### Material provided
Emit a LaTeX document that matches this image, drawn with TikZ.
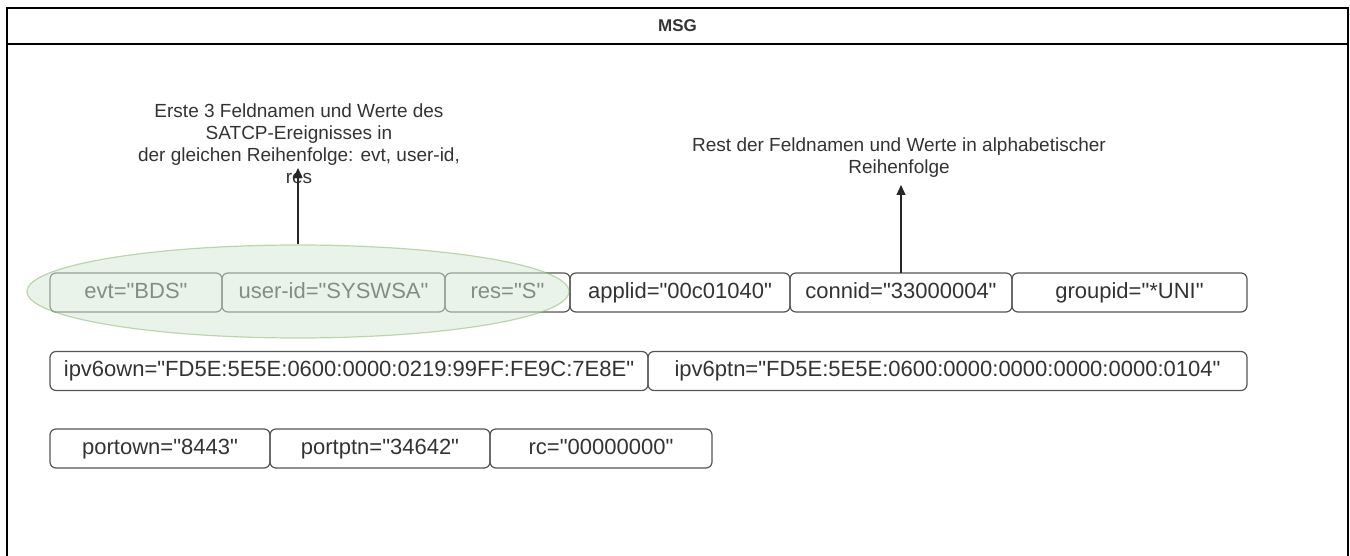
\documentclass[tikz,border=0pt]{standalone}
\usepackage{fontspec}
\setmainfont{Liberation Sans}[Ligatures=TeXOff]
\usetikzlibrary{positioning,arrows.meta,shapes.geometric}

\definecolor{ink}{HTML}{333333}
\definecolor{edge}{HTML}{555555}
\definecolor{leaf}{HTML}{D5E8D4}
\definecolor{leafline}{HTML}{82B366}

\begin{document}
\begin{tikzpicture}[
    x=1pt, y=-1pt,
    >={Triangle[length=10pt,width=9pt]},
    field/.style={draw=edge, line width=1.2pt, rounded corners=6pt,
                  minimum height=39pt, inner sep=0pt, outer sep=0pt,
                  text height=16pt, text depth=4.5pt,
                  text=ink, font=\fontsize{22}{26}\selectfont},
    note/.style={align=center, text=ink, inner sep=0pt,
                 font=\fontsize{19}{22}\selectfont},
    pointer/.style={->, line width=1.3pt, draw=black!85}
  ]
  \clip (0,0) rectangle (1350,556);

  % container
  \draw[line width=1.5pt] (7,570) |- (1348,8) -- (1348,570);
  \draw[line width=1.5pt] (7,44) -- (1348,44);
  \node[text=ink, font=\bfseries\fontsize{17}{20}\selectfont] (title) at (677.5,26) {MSG};

  % first row
  \node[field, minimum width=172pt, anchor=west] (evt) at (50,292.5) {evt="BDS"};
  \node[field, minimum width=223pt, right=0pt of evt] (userid) {user-id="SYSWSA"};
  \node[field, minimum width=125pt, right=0pt of userid] (res) {res="S"};
  \node[field, minimum width=220pt, right=0pt of res] (applid) {applid="00c01040"};
  \node[field, minimum width=222pt, right=0pt of applid] (connid) {connid="33000004"};
  \node[field, minimum width=235pt, right=0pt of connid] (groupid) {groupid="*UNI"};

  % second row
  \node[field, minimum width=598pt, anchor=west] (ipv6own) at (50,371)
        {ipv6own="FD5E:5E5E:0600:0000:0219:99FF:FE9C:7E8E"};
  \node[field, minimum width=599pt, right=0pt of ipv6own] (ipv6ptn)
        {ipv6ptn="FD5E:5E5E:0600:0000:0000:0000:0000:0104"};

  % third row
  \node[field, minimum width=220pt, anchor=west] (portown) at (50,448.5) {portown="8443"};
  \node[field, minimum width=220pt, right=0pt of portown] (portptn) {portptn="34642"};
  \node[field, minimum width=222pt, right=0pt of portptn] (rc) {rc="00000000"};

  % highlight of the first three fields
  \node[ellipse, draw=leafline, fill=leaf, opacity=0.5, line width=1.2pt,
        minimum width=542pt, minimum height=93pt, inner sep=0pt]
        (first) at (298,291.5) {};

  \node[note] (firstnote) at (299,143.5)
        {Erste 3 Feldnamen und Werte des\\SATCP-Ereignisses in\\
         der gleichen Reihenfolge: evt, user-id,\\res};
  \node[note] (restnote) at (899,157.5)
        {Rest der Feldnamen und Werte in alphabetischer\\Reihenfolge};

  \coordinate (firsttip) at (298,168);
  \coordinate (resttip) at (901,185);
  \draw[pointer] (first.north) -- (firsttip);
  \draw[pointer] (connid.north) -- (resttip);
\end{tikzpicture}
\end{document}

### What is needed
Leave out the pictures and restate everything else word for word.

### The reply
Emit a LaTeX document that matches this image, drawn with TikZ.
\documentclass[tikz,border=0pt]{standalone}
\usepackage{fontspec}
\setmainfont{Liberation Sans}[Ligatures=TeXOff]
\usetikzlibrary{positioning,arrows.meta,shapes.geometric}

\definecolor{ink}{HTML}{333333}
\definecolor{edge}{HTML}{555555}
\definecolor{leaf}{HTML}{D5E8D4}
\definecolor{leafline}{HTML}{82B366}

\begin{document}
\begin{tikzpicture}[
    x=1pt, y=-1pt,
    >={Triangle[length=10pt,width=9pt]},
    field/.style={draw=edge, line width=1.2pt, rounded corners=6pt,
                  minimum height=39pt, inner sep=0pt, outer sep=0pt,
                  text height=16pt, text depth=4.5pt,
                  text=ink, font=\fontsize{22}{26}\selectfont},
    note/.style={align=center, text=ink, inner sep=0pt,
                 font=\fontsize{19}{22}\selectfont},
    pointer/.style={->, line width=1.3pt, draw=black!85}
  ]
  \clip (0,0) rectangle (1350,556);

  % container
  \draw[line width=1.5pt] (7,570) |- (1348,8) -- (1348,570);
  \draw[line width=1.5pt] (7,44) -- (1348,44);
  \node[text=ink, font=\bfseries\fontsize{17}{20}\selectfont] (title) at (677.5,26) {MSG};

  % first row
  \node[field, minimum width=172pt, anchor=west] (evt) at (50,292.5) {evt="BDS"};
  \node[field, minimum width=223pt, right=0pt of evt] (userid) {user-id="SYSWSA"};
  \node[field, minimum width=125pt, right=0pt of userid] (res) {res="S"};
  \node[field, minimum width=220pt, right=0pt of res] (applid) {applid="00c01040"};
  \node[field, minimum width=222pt, right=0pt of applid] (connid) {connid="33000004"};
  \node[field, minimum width=235pt, right=0pt of connid] (groupid) {groupid="*UNI"};

  % second row
  \node[field, minimum width=598pt, anchor=west] (ipv6own) at (50,371)
        {ipv6own="FD5E:5E5E:0600:0000:0219:99FF:FE9C:7E8E"};
  \node[field, minimum width=599pt, right=0pt of ipv6own] (ipv6ptn)
        {ipv6ptn="FD5E:5E5E:0600:0000:0000:0000:0000:0104"};

  % third row
  \node[field, minimum width=220pt, anchor=west] (portown) at (50,448.5) {portown="8443"};
  \node[field, minimum width=220pt, right=0pt of portown] (portptn) {portptn="34642"};
  \node[field, minimum width=222pt, right=0pt of portptn] (rc) {rc="00000000"};

  % highlight of the first three fields
  \node[ellipse, draw=leafline, fill=leaf, opacity=0.5, line width=1.2pt,
        minimum width=542pt, minimum height=93pt, inner sep=0pt]
        (first) at (298,291.5) {};

  \node[note] (firstnote) at (299,143.5)
        {Erste 3 Feldnamen und Werte des\\SATCP-Ereignisses in\\
         der gleichen Reihenfolge: evt, user-id,\\res};
  \node[note] (restnote) at (899,157.5)
        {Rest der Feldnamen und Werte in alphabetischer\\Reihenfolge};

  \coordinate (firsttip) at (298,168);
  \coordinate (resttip) at (901,185);
  \draw[pointer] (first.north) -- (firsttip);
  \draw[pointer] (connid.north) -- (resttip);
\end{tikzpicture}
\end{document}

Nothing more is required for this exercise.